Eden. What else would you call the garden paradise of Adam and Yvette? Rebecca had always found her father’s
sense of humour suspect. The reserve comprised some fifty hectares of spiny forest, including eight kilometres of coastline, but its heart was this natural clearing in the forest, accessible by a short drive from the coastal track. It was dark and empty and smaller than she remembered, but otherwise unchanged.

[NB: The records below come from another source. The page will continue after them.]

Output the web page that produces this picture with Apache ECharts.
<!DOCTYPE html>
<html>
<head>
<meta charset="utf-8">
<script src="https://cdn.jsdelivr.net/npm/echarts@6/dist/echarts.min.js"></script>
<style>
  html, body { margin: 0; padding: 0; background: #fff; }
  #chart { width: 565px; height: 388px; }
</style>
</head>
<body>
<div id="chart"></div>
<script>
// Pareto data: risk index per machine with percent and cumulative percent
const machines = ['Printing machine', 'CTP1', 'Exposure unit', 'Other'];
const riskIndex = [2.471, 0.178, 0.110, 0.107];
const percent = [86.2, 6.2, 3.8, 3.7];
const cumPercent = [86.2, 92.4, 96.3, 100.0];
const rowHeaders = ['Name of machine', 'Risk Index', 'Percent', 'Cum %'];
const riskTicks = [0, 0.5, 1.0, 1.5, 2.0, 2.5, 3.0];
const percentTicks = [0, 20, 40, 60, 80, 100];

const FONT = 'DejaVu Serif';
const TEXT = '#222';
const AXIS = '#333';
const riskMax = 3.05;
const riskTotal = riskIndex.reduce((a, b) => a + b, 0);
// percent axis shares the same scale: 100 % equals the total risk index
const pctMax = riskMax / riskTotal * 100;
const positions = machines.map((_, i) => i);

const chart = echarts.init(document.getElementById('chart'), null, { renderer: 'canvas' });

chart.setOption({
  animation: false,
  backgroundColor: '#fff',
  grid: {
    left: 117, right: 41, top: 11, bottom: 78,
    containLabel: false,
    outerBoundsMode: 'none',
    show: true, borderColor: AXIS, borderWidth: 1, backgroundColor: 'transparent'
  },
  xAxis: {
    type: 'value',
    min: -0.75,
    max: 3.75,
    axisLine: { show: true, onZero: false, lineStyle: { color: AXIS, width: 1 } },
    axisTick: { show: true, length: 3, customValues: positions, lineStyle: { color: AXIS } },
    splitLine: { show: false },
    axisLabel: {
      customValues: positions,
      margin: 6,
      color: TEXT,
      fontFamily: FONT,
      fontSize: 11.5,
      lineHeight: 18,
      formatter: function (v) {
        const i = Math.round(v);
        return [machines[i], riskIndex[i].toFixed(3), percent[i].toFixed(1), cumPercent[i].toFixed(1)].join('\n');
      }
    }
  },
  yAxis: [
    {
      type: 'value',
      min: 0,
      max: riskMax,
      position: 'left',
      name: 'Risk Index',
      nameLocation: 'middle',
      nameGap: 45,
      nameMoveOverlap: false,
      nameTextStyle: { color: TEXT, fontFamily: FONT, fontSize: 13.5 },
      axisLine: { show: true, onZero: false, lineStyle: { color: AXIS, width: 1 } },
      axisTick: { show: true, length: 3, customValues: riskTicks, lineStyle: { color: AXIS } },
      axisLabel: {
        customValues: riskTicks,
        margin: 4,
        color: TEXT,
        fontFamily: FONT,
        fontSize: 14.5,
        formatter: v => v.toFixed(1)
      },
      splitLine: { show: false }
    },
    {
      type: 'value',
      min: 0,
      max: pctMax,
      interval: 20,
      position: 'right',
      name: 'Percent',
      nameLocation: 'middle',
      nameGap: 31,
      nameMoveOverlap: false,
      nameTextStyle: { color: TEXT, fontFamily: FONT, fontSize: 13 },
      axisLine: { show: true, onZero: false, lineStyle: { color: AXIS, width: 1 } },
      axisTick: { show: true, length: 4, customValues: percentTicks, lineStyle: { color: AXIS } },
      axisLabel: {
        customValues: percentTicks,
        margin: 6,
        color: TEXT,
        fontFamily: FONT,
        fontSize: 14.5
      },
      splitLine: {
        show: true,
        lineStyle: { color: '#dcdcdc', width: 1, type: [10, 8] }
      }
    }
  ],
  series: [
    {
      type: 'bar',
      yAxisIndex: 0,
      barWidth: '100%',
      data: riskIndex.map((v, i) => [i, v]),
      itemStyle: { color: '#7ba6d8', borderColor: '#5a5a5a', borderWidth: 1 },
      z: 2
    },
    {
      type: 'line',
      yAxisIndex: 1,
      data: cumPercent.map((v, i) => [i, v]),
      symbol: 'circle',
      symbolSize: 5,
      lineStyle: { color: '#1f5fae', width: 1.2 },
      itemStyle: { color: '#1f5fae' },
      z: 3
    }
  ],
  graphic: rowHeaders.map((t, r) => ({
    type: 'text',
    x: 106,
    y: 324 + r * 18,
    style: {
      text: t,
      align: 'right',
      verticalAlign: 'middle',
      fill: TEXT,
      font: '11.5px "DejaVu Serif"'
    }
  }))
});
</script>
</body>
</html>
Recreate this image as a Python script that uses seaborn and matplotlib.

To her right was the lodge, a large and sturdy one-storey building of whitewashed stone that housed her father’s office, the clinic, the dining area and a few other rooms. Her father’s old Jeep was parked in front of the veranda, along with the track-bike he’d used to reach places even the Jeep couldn’t go. Ahead of her, chairs and tables surrounded the outside cooking area, while a clothesline doubled as a badminton net. And, to her left, the generator annexe and cabins raised on stilts to keep them dry during the occasional fierce rains. Adam had built pretty much all of it himself, with modest help from the local villagers (the world’s least reliable workforce: they’d drop tools in a heartbeat whenever the fish started running). Her father had loved such work, fitting stones together like jigsaw pieces, learning the different properties of the local woods, the hard
cassave
for houses and masts, the light
farafatry
for boats. His eyes would glitter as he’d demonstrate how to twist
faraihosy
bark into rope or tap
babo
for fresh water.
She went over to the lodge, but it had a new steel front door, perhaps in response to the recent coup. There
were new steel shutters too, closed and bolted, denying her access. She’d just have to wait until morning, borrow keys from Therese. The cabins were unlocked, however. Her father’s was closed only on a latch. There was a white candle by his bed. She lit it, held it up. The place was filled with poignant reminders of him: silver hairs caught in a comb; a black-and-white family photograph of them all together; drawstring blue pyjamas beneath his pillow.
She went back out. The night had grown perceptibly cooler and the stars had all vanished. Bad weather was on its way. She was tempted to head back to Pierre’s, but she needed to see Emilia’s cabin first. Michel’s cradle was by her bed, brightly coloured mobiles of reef-fish dangling low above it. Her heart gave a twist as she recalled the morning, a year or so ago, when Emilia had phoned to let her know that she was pregnant. She’d tried to offer congratulations, but her words had come out strangely hollow. Afterwards, too dazed to work, she’d left the office and had walked for hours. In a bookshop, she’d picked out a paperback on motherhood, had made a wall of her back to hide it from the CCTV cameras, as though it were the most lurid pornography. It had been a rush just to cradle it in her palm: the sharp-edged springiness of its leaves, the creak of its spine, that intoxicating scent of newness. Every day for a week, she’d visited a different maternity store, running
her hands over the displays, the silk and satin trickling like fine sand through her fingers. It had been madness. She’d been too well known. Shoppers had murmured with staff; rumours had begun to circulate. An ambitious morning TV presenter with glittering eyes had asked her flat out whether she had exciting news to share. Rebecca had had to tell her about Emilia. It was the first time she’d volunteered information about her family on television, and because her father had once been a TV presenter himself, her childhood had suddenly been in play.